### EXERCISE BRIEF:
Count how many lines hold the string "with", and give only that number.

+++ INPUT DATA +++

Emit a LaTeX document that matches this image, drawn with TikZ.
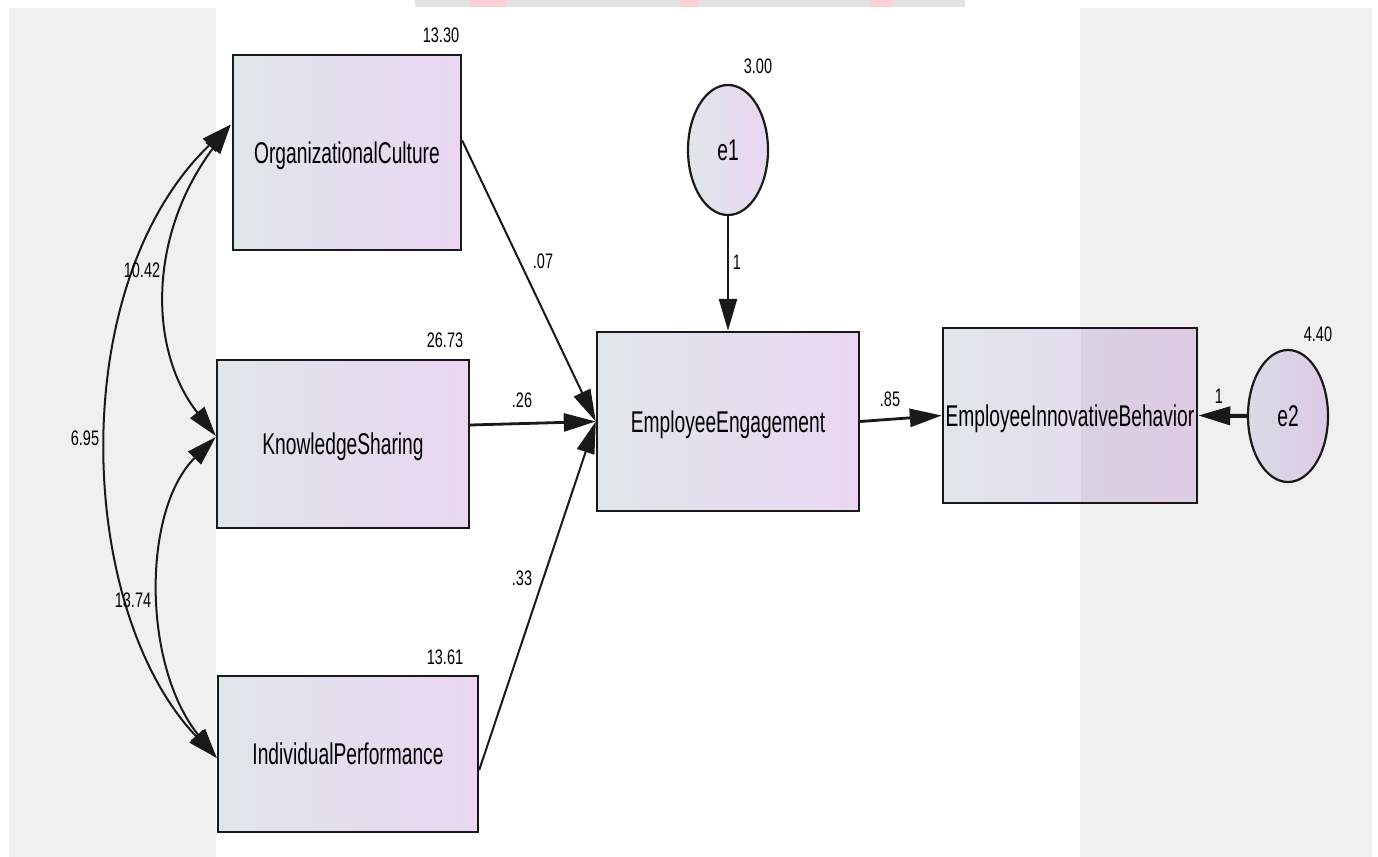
\documentclass[tikz,border=0pt]{standalone}
\usepackage{fontspec}
\setmainfont{Liberation Sans}
\newfontfamily\boxfont{Liberation Sans}[FakeStretch=0.64]
\newfontfamily\numfont{Liberation Sans}[FakeStretch=0.69]
\usetikzlibrary{arrows.meta,calc,shapes.geometric}

\definecolor{bggray}{RGB}{240,240,240}
\definecolor{lblue}{RGB}{223,230,234}
\definecolor{lpurp}{RGB}{234,214,242}
\definecolor{dblue}{RGB}{214,220,230}
\definecolor{dpurp}{RGB}{222,202,230}
\definecolor{edgeblk}{RGB}{25,25,25}
\definecolor{wmgray}{RGB}{226,226,226}
\definecolor{wmred}{RGB}{252,208,212}

\begin{document}
\begin{tikzpicture}[x=0.5pt,y=-0.5pt,
  varbox/.style={draw=edgeblk, line width=1.2pt, left color=lblue, right color=lpurp,
    font=\boxfont\fontsize{15}{18}\selectfont, inner sep=0pt, text depth=0pt},
  errnode/.style={ellipse, draw=edgeblk, line width=1.1pt, left color=lblue, right color=lpurp,
    font=\boxfont\fontsize{15}{18}\selectfont, inner sep=0pt,
    minimum width=40pt, minimum height=65pt},
  num/.style={font=\numfont\fontsize{10.5}{12}\selectfont, inner sep=0pt},
  causal/.style={-{Triangle[length=16pt,width=9pt]}, line width=1pt, draw=edgeblk},
  cov/.style={{Triangle[length=15pt,width=9pt]}-{Triangle[length=15pt,width=9pt]}, line width=1pt, draw=edgeblk},
]
% background
\fill[white] (0,0) rectangle (1378,857);
\fill[bggray] (9,8) rectangle (216,857);
\fill[bggray] (1080,8) rectangle (1372,857);
% watermark remnant at the top
\fill[wmgray] (415,0) rectangle (965,7);
\fill[wmred] (469,0) rectangle (507,7);
\fill[wmred] (680,0) rectangle (699,7);
\fill[wmred] (871,0) rectangle (894,7);
\useasboundingbox (0,0) rectangle (1378,857);

% variables
\node[varbox, minimum width=114pt, minimum height=97.5pt] (OC) at (347,152.5) {OrganizationalCulture};
\node[varbox, minimum width=126pt, minimum height=84pt] (KS) at (343,444) {KnowledgeSharing};
\node[varbox, minimum width=130pt, minimum height=78pt] (IP) at (348,754) {IndividualPerformance};
\node[varbox, minimum width=131pt, minimum height=89.5pt] (EE) at (728,421.5) {EmployeeEngagement};
\node[varbox, minimum width=127pt, minimum height=87.5pt] (EIB) at (1070,415.5) {EmployeeInnovativeBehavior};
\fill[black, opacity=0.05] ($(EIB.north east)+(-117,1)$) rectangle ($(EIB.south east)+(-1,-1)$);
\node[errnode] (e1) at (728,150) {e1};
\node[errnode, left color=dblue, right color=dpurp, minimum height=66pt] (e2) at (1288,416) {e2};

% variance labels
\node[num] (vOC) at (441,35) {13.30};
\node[num] (vKS) at (445,340) {26.73};
\node[num] (vIP) at (445,657) {13.61};
\node[num] (ve1) at (758,66) {3.00};
\node[num] (ve2) at (1318,334) {4.40};

% regression paths
\draw[causal] ($(OC.east)+(0,-12)$) -- (EE.west);
\draw[causal, line width=1.4pt] ($(KS.east)+(0,-19)$) -- (EE.west);
\draw[causal] ($(IP.east)+(0,16)$) -- (EE.west);
\draw[causal, line width=1.2pt] (e1.south) -- (EE.north);
\draw[causal, line width=1.4pt] (EE.east) -- (EIB.west);
\draw[causal, line width=2pt] (e2.west) -- (EIB.east);

\node[num] (w1) at (543,261) {.07};
\node[num] (w2) at (522,400) {.26};
\node[num] (w3) at (522,578) {.33};
\node[num] (w4) at (737,262) {1};
\node[num] (w5) at (890,399) {.85};
\node[num] (w6) at (1219,396) {1};

% covariances
\draw[cov] ($(OC.west)+(-1,-28)$) .. controls (148,235) and (148,350) .. ($(KS.west)+(0,-8)$);
\draw[cov] ($(KS.west)+(0,-7)$) .. controls (142,510) and (142,665) .. ($(IP.west)+(0,4)$);
\draw[cov] ($(OC.west)+(-1,-28)$) .. controls (64,285) and (76,610) .. ($(IP.west)+(0,4)$);

\node[num] (c1) at (142,270) {10.42};
\node[num] (c2) at (85,438) {6.95};
\node[num] (c3) at (133,600) {13.74};
\end{tikzpicture}
\end{document}
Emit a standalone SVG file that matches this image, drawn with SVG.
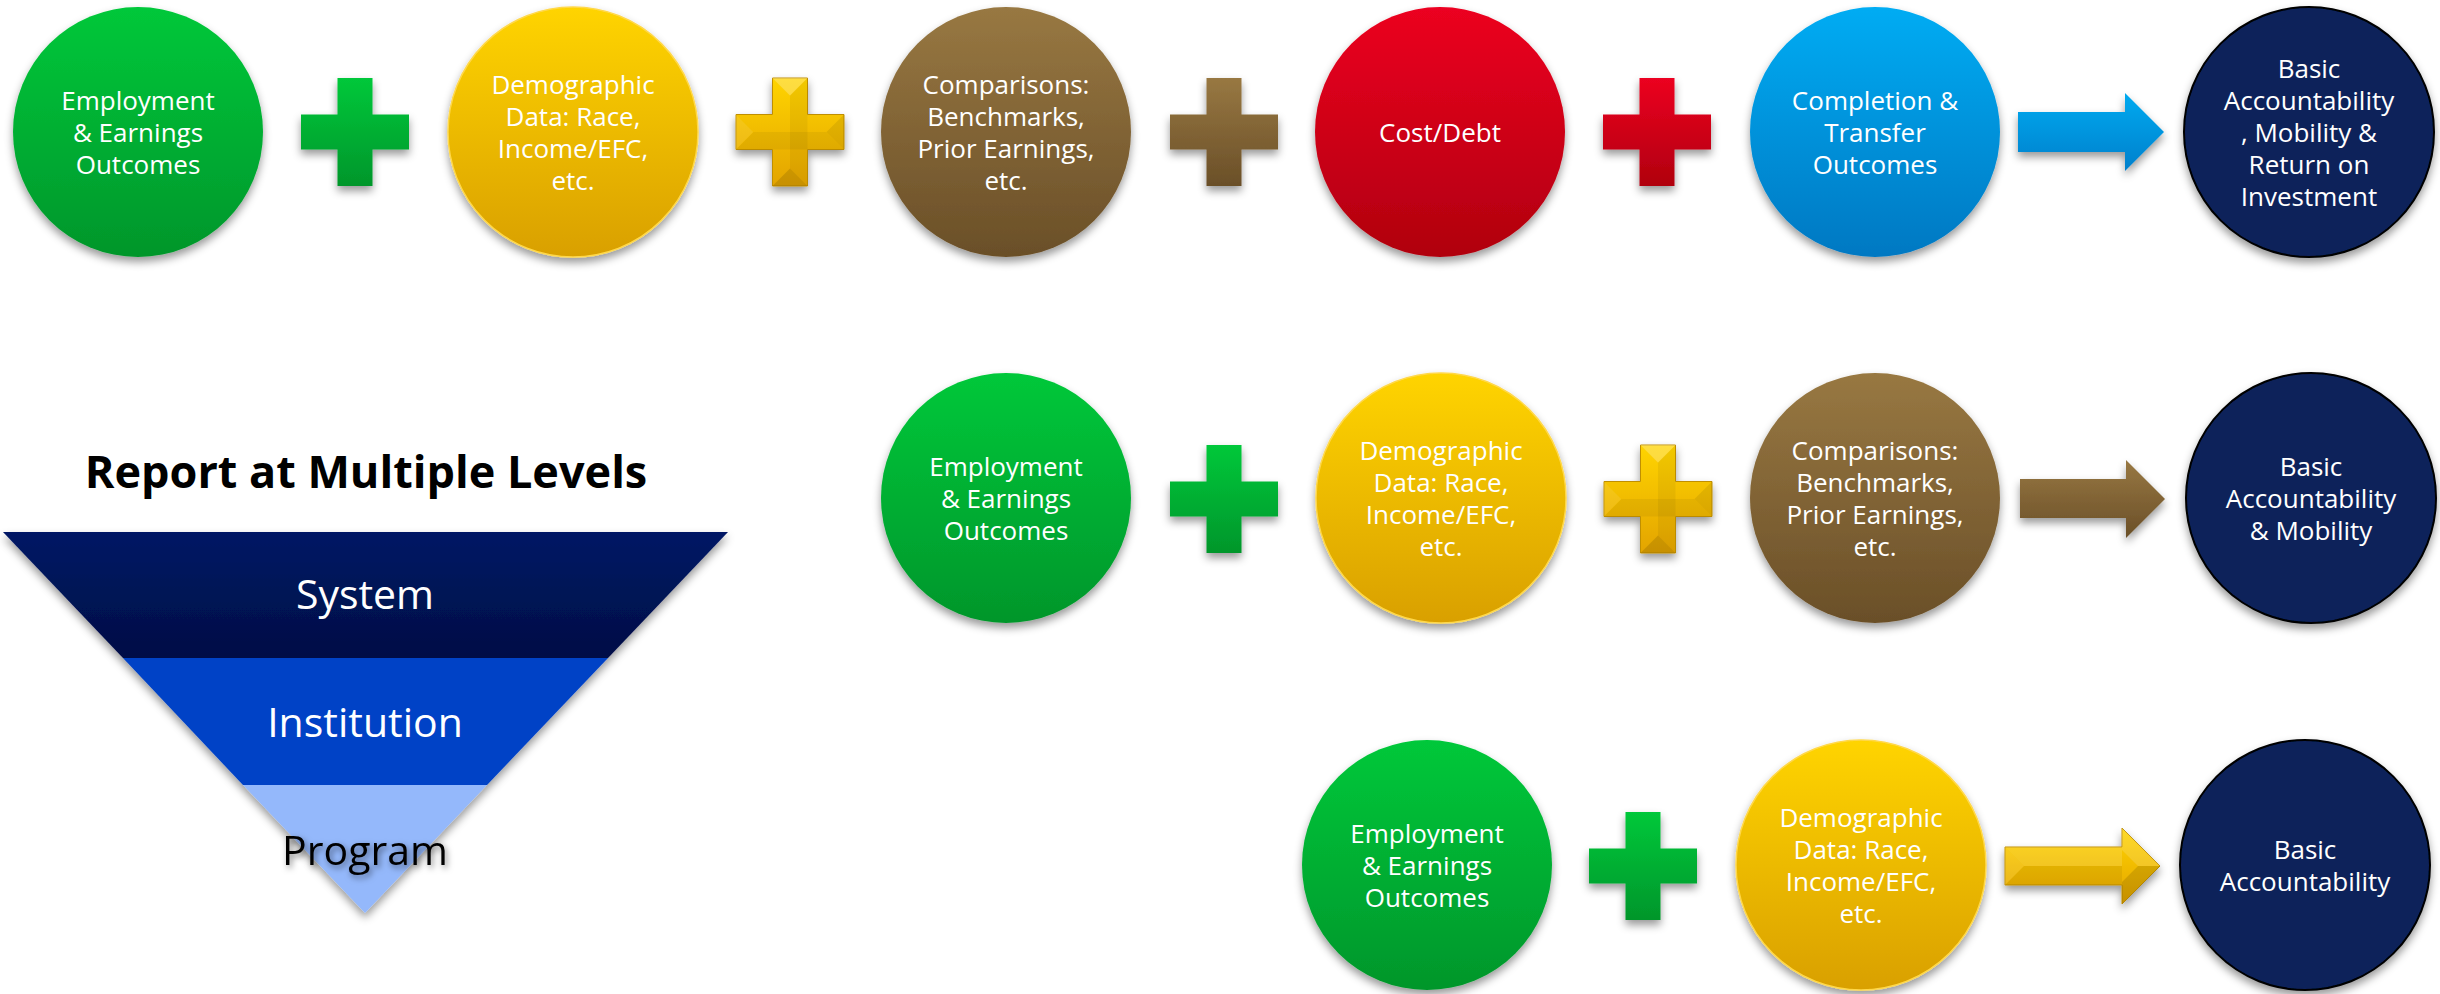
<svg xmlns="http://www.w3.org/2000/svg" width="2440" height="994" viewBox="0 0 2440 994">
<defs>
<style>
.lbl{font-family:"Open Sans","Noto Sans","DejaVu Sans",sans-serif;font-size:26px;fill:#fff;text-anchor:middle}
.lvl{font-family:"Open Sans","Noto Sans","DejaVu Sans",sans-serif;font-size:41px;text-anchor:middle}
.title{font-family:"Open Sans","Noto Sans","DejaVu Sans",sans-serif;font-size:45px;font-weight:bold;fill:#000;text-anchor:middle}
.navy{fill:#0a225a;stroke:#000;stroke-width:2}
.hi{fill:#fff}
.lo{fill:#000}
</style>
<linearGradient id="gGreen" x1="0" y1="0" x2="0" y2="1"><stop offset="0" stop-color="#00c83a"/><stop offset="1" stop-color="#00962b"/></linearGradient>
<linearGradient id="gGold" x1="0" y1="0" x2="0" y2="1"><stop offset="0" stop-color="#ffd400"/><stop offset="1" stop-color="#d9a000"/></linearGradient>
<linearGradient id="gGoldP" x1="0" y1="0" x2="0" y2="1"><stop offset="0" stop-color="#ffd400"/><stop offset="1" stop-color="#e3a400"/></linearGradient>
<linearGradient id="gBrown" x1="0" y1="0" x2="0" y2="1"><stop offset="0" stop-color="#987842"/><stop offset="1" stop-color="#6a4f28"/></linearGradient>
<linearGradient id="gRed" x1="0" y1="0" x2="0" y2="1"><stop offset="0" stop-color="#ec0020"/><stop offset="1" stop-color="#b0000e"/></linearGradient>
<linearGradient id="gBlue" x1="0" y1="0" x2="0" y2="1"><stop offset="0" stop-color="#00acf3"/><stop offset="1" stop-color="#0078c2"/></linearGradient>
<linearGradient id="gBlueA" x1="0" y1="0" x2="0" y2="1"><stop offset="0" stop-color="#00aaf0"/><stop offset="1" stop-color="#0080cc"/></linearGradient>
<linearGradient id="gSys" x1="0" y1="0" x2="0" y2="1"><stop offset="0" stop-color="#031865"/><stop offset="1" stop-color="#010e46"/></linearGradient>
<filter id="sh" x="-20%" y="-20%" width="140%" height="150%"><feDropShadow dx="0" dy="5" stdDeviation="4" flood-color="#000" flood-opacity="0.4"/></filter>
<filter id="tsh" x="-10%" y="-30%" width="120%" height="170%"><feDropShadow dx="2" dy="3" stdDeviation="3" flood-color="#000" flood-opacity="0.5"/></filter>
<path id="plus" d="M-17.5,-54 h35 v36.5 h36.5 v35 h-36.5 v36.5 h-35 v-36.5 h-36.5 v-35 h36.5 z"/>
</defs>
<rect width="2440" height="994" fill="#fff"/>

<!-- Row 1 -->
<g id="r1-employment">
<circle cx="138" cy="132" r="125" fill="url(#gGreen)" filter="url(#sh)"/>
<text class="lbl" x="138" y="110">Employment</text>
<text class="lbl" x="138" y="142">&amp; Earnings</text>
<text class="lbl" x="138" y="174">Outcomes</text>
</g>
<g id="r1-demographic">
<circle cx="573" cy="132" r="125" fill="url(#gGold)" stroke="#ffd84a" stroke-width="1.5" filter="url(#sh)"/>
<text class="lbl" x="573" y="94">Demographic</text>
<text class="lbl" x="573" y="126">Data: Race,</text>
<text class="lbl" x="573" y="158">Income/EFC,</text>
<text class="lbl" x="573" y="190">etc.</text>
</g>
<g id="r1-comparisons">
<circle cx="1006" cy="132" r="125" fill="url(#gBrown)" filter="url(#sh)"/>
<text class="lbl" x="1006" y="94">Comparisons:</text>
<text class="lbl" x="1006" y="126">Benchmarks,</text>
<text class="lbl" x="1006" y="158">Prior Earnings,</text>
<text class="lbl" x="1006" y="190">etc.</text>
</g>
<g id="r1-cost">
<circle cx="1440" cy="132" r="125" fill="url(#gRed)" filter="url(#sh)"/>
<text class="lbl" x="1440" y="142">Cost/Debt</text>
</g>
<g id="r1-completion">
<circle cx="1875" cy="132" r="125" fill="url(#gBlue)" filter="url(#sh)"/>
<text class="lbl" x="1875" y="110">Completion &amp;</text>
<text class="lbl" x="1875" y="142">Transfer</text>
<text class="lbl" x="1875" y="174">Outcomes</text>
</g>
<g id="r1-result">
<circle class="navy" cx="2309" cy="132" r="125" filter="url(#sh)"/>
<text class="lbl" x="2309" y="78">Basic</text>
<text class="lbl" x="2309" y="110">Accountability</text>
<text class="lbl" x="2309" y="142">, Mobility &amp;</text>
<text class="lbl" x="2309" y="174">Return on</text>
<text class="lbl" x="2309" y="206">Investment</text>
</g>

<!-- Row 2 -->
<g id="r2-employment">
<circle cx="1006" cy="498" r="125" fill="url(#gGreen)" filter="url(#sh)"/>
<text class="lbl" x="1006" y="476">Employment</text>
<text class="lbl" x="1006" y="508">&amp; Earnings</text>
<text class="lbl" x="1006" y="540">Outcomes</text>
</g>
<g id="r2-demographic">
<circle cx="1441" cy="498" r="125" fill="url(#gGold)" stroke="#ffd84a" stroke-width="1.5" filter="url(#sh)"/>
<text class="lbl" x="1441" y="460">Demographic</text>
<text class="lbl" x="1441" y="492">Data: Race,</text>
<text class="lbl" x="1441" y="524">Income/EFC,</text>
<text class="lbl" x="1441" y="556">etc.</text>
</g>
<g id="r2-comparisons">
<circle cx="1875" cy="498" r="125" fill="url(#gBrown)" filter="url(#sh)"/>
<text class="lbl" x="1875" y="460">Comparisons:</text>
<text class="lbl" x="1875" y="492">Benchmarks,</text>
<text class="lbl" x="1875" y="524">Prior Earnings,</text>
<text class="lbl" x="1875" y="556">etc.</text>
</g>
<g id="r2-result">
<circle class="navy" cx="2311" cy="498" r="125" filter="url(#sh)"/>
<text class="lbl" x="2311" y="476">Basic</text>
<text class="lbl" x="2311" y="508">Accountability</text>
<text class="lbl" x="2311" y="540">&amp; Mobility</text>
</g>

<!-- Row 3 -->
<g id="r3-employment">
<circle cx="1427" cy="865" r="125" fill="url(#gGreen)" filter="url(#sh)"/>
<text class="lbl" x="1427" y="843">Employment</text>
<text class="lbl" x="1427" y="875">&amp; Earnings</text>
<text class="lbl" x="1427" y="907">Outcomes</text>
</g>
<g id="r3-demographic">
<circle cx="1861" cy="865" r="125" fill="url(#gGold)" stroke="#ffd84a" stroke-width="1.5" filter="url(#sh)"/>
<text class="lbl" x="1861" y="827">Demographic</text>
<text class="lbl" x="1861" y="859">Data: Race,</text>
<text class="lbl" x="1861" y="891">Income/EFC,</text>
<text class="lbl" x="1861" y="923">etc.</text>
</g>
<g id="r3-result">
<circle class="navy" cx="2305" cy="865" r="125" filter="url(#sh)"/>
<text class="lbl" x="2305" y="859">Basic</text>
<text class="lbl" x="2305" y="891">Accountability</text>
</g>

<!-- Funnel -->
<g id="levels">
<text class="title" x="366" y="488">Report at Multiple Levels</text>
<g filter="url(#sh)">
<polygon points="3,532 728,532 608,658 123,658" fill="url(#gSys)"/>
<polygon points="123,658 608,658 487,785 243,785" fill="#0043c6"/>
<polygon points="243,785 487,785 365,913" fill="#94b8fb"/>
</g>
<text class="lvl" x="365" y="609" fill="#fff">System</text>
<text class="lvl" x="365" y="737" fill="#fff">Institution</text>
<text class="lvl" x="365" y="865" fill="#000" filter="url(#tsh)">Program</text>
</g>

<!-- Connectors: plus signs and arrows -->
<g id="connectors">
<!-- row 1 -->
<use href="#plus" x="355" y="132" fill="url(#gGreen)" filter="url(#sh)"/>
<g transform="translate(790,132)" filter="url(#sh)">
<use href="#plus" fill="url(#gGoldP)" stroke="#c08f00" stroke-width="1"/>
<polygon class="hi" opacity="0.25" points="-17.5,-54 17.5,-54 0,-36.5"/>
<polygon class="hi" opacity="0.08" points="-54,-17.5 -54,17.5 -36.5,0"/>
<polygon class="lo" opacity="0.12" points="-17.5,54 17.5,54 0,36.5"/>
<polygon class="lo" opacity="0.08" points="54,-17.5 54,17.5 36.5,0"/>
<polygon class="lo" opacity="0.05" points="-54,17.5 -36.5,0 36.5,0 54,17.5"/>
<polygon class="lo" opacity="0.05" points="17.5,-54 0,-36.5 0,36.5 17.5,54"/>
</g>
<use href="#plus" x="1224" y="132" fill="url(#gBrown)" filter="url(#sh)"/>
<use href="#plus" x="1657" y="132" fill="url(#gRed)" filter="url(#sh)"/>
<path d="M2018,112 H2125 V93 L2164,132 L2125,171 V152 H2018 Z" fill="url(#gBlueA)" filter="url(#sh)"/>
<!-- row 2 -->
<use href="#plus" x="1224" y="499" fill="url(#gGreen)" filter="url(#sh)"/>
<g transform="translate(1658,499)" filter="url(#sh)">
<use href="#plus" fill="url(#gGoldP)" stroke="#c08f00" stroke-width="1"/>
<polygon class="hi" opacity="0.25" points="-17.5,-54 17.5,-54 0,-36.5"/>
<polygon class="hi" opacity="0.08" points="-54,-17.5 -54,17.5 -36.5,0"/>
<polygon class="lo" opacity="0.12" points="-17.5,54 17.5,54 0,36.5"/>
<polygon class="lo" opacity="0.08" points="54,-17.5 54,17.5 36.5,0"/>
<polygon class="lo" opacity="0.05" points="-54,17.5 -36.5,0 36.5,0 54,17.5"/>
<polygon class="lo" opacity="0.05" points="17.5,-54 0,-36.5 0,36.5 17.5,54"/>
</g>
<path d="M2020,479 H2126 V460 L2165,499 L2126,538 V518 H2020 Z" fill="url(#gBrown)" filter="url(#sh)"/>
<!-- row 3 -->
<use href="#plus" x="1643" y="866" fill="url(#gGreen)" filter="url(#sh)"/>
<g filter="url(#sh)">
<path d="M2005,847 H2122 V828 L2160,866 L2122,904 V885 H2005 Z" fill="url(#gGoldP)" stroke="#c08f00" stroke-width="1"/>
<polygon class="hi" opacity="0.14" points="2005,847 2122,847 2122,866 2024,866"/>
<polygon class="lo" opacity="0.06" points="2005,885 2122,885 2122,866 2024,866"/>
<polygon class="hi" opacity="0.1" points="2005,847 2024,866 2005,885"/>
<polygon class="hi" opacity="0.15" points="2122,828 2160,866 2138,866 2122,850"/>
<polygon class="lo" opacity="0.12" points="2122,904 2160,866 2138,866 2122,882"/>
</g>
</g>
</svg>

+++

### EXERCISE OUTPUT:
2